Once upon a time, there were comic books. Then comic books grew up and became graphic novels. Up to now, I'm sorry to say that I haven't paid too much attention to graphic novels. I love books; I love to lose myself in a story and to grow to love (or hate!) characters who begin to seem like real people to me. And I understand that graphic novels can do these things, too, but I just don't have the patience for them. It just seems to take too long to develop a story and characters when I have to puzzle over those little pictures, and I certainly can't lose myself in the story.
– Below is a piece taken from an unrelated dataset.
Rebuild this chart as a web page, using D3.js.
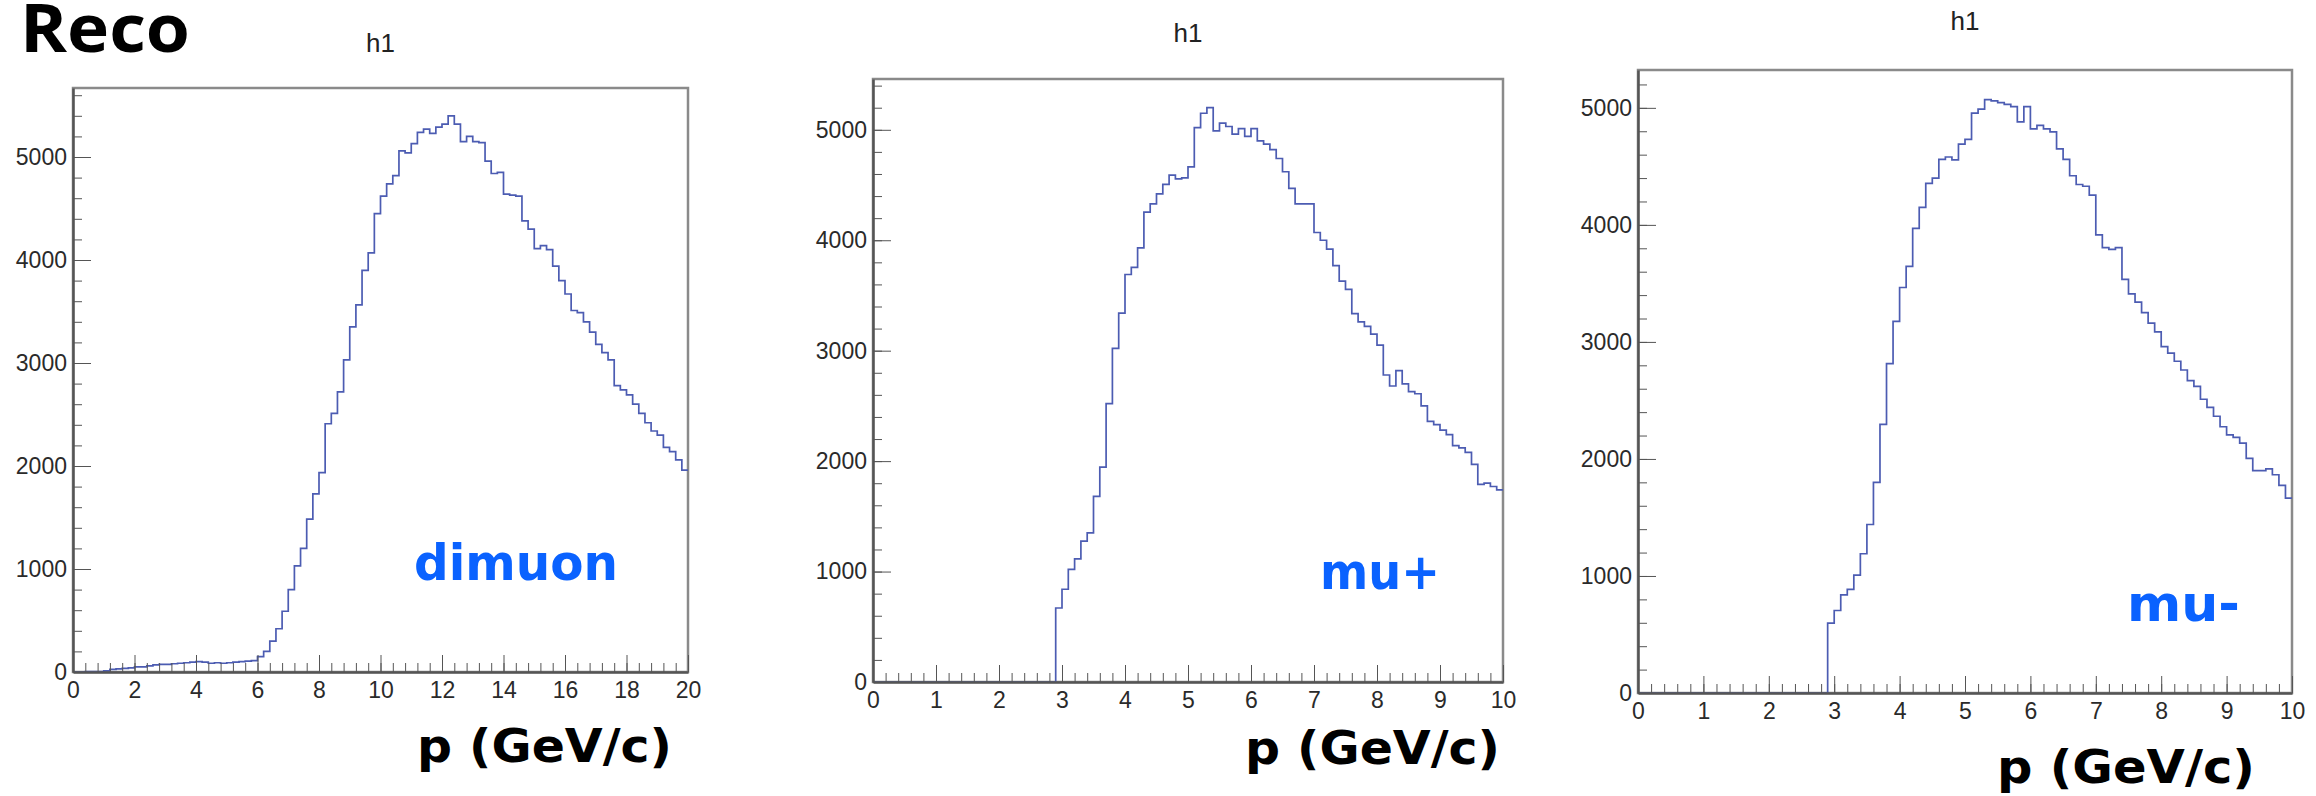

Now, graphic novels have crossed the line - the line between graphic novels and text novels, I mean. A new kind of book has emerged - graphic novel hybrids. These books intersperse graphic novel sections with text novel sections to tell a story in both words and pictures. Three of these graphic novel hybrids were nominated for the Cybils
in the fantasy and science fiction category (actually, two were moved over from other categories). I found it to be an interesting medium with potential to encourage reluctant readers and visual learners to read more. It's still not a format that I'd read by choice, but I enjoyed reading the three hybrids that were Cybils nominees. I took a look at Abadazad Book 1: The Road to Inconceivable
in an earlier review,
and in this post I'll take a look at the other two. Agent Boo
by Alex De Campi and Edo Fuijkschot
Boo is a fourth-grader, and one of the smallest girls in the school. So when Book is chosen to be an Agent, the guardians of the multiverse, it's a surprise to everyone, including her. Boo struggles in Agent training because of her size, so when Queen Misery attacks and the Agents go off to fight her, Boo is left behind. But Queen Misery attacks the Agent's Aerie instead, and Boo and her cat companion Pumpkin are left to defend the Aerie by themselves.
Agent Boo appears to be aimed at a younger audience than the others in this category. Its futuristic adventure story and cute, kid-friendly manga style illustrations, should appeal to the target audience. The theme that anybody can achieve greatness, regardless of size, age or abilities, is promising. I was disappointed, however, that the climax of the story didn't live up to the promise of the theme; I expected Boo to give Queen Misery a good butt-kicking, Home Alone
style, but instead Boo saves the day with the help of a deus ex machina, a resolution that I found unsatisfying. Travels of Thelonious
by Susan Schade and Jon BullerTravels of Thelonius
is a lovely book and definitely the best of the graphic novel hybrids we saw for the Cybils. It's the story of a post-apocalyptic world where humans have disappeared and there are civilizations of talking, thinking animals. Thelonious is a chipmunk who lives in the forest but longs for adventure; he is fascinated with the legendary humans. When Thelonious is swept away from home in a storm, he finds a ruined human city populated by animals. A porcupine named Fitzgerald, who collects ancient books, takes Thelonious under his wing and shows him the ways of the city. The two of them meet a bear named Olive who is building a flying machine. Together the three of them, along with a stowaway, take off for adventure to find the Fog Mound, Olive's lost home.
Everything about this book was well done. The story is interesting and the characters are fairly well-developed. The color illustrations are beautiful and add value to the story. Visually-oriented kids will love this book, and it's a great book to read aloud to younger children. It's not a perfect book; some questions are left unanswered and things are left open for a sequel. I found the little human that they find to be particularly irritating. Who is he, why is he so small, and why can't he talk? He seemed to have no purpose in the story other than to be some kind of reverse pet. But generally I thought it was very good, and it came very close to making it onto the shortlist for the fantasy and science fiction Cybils award.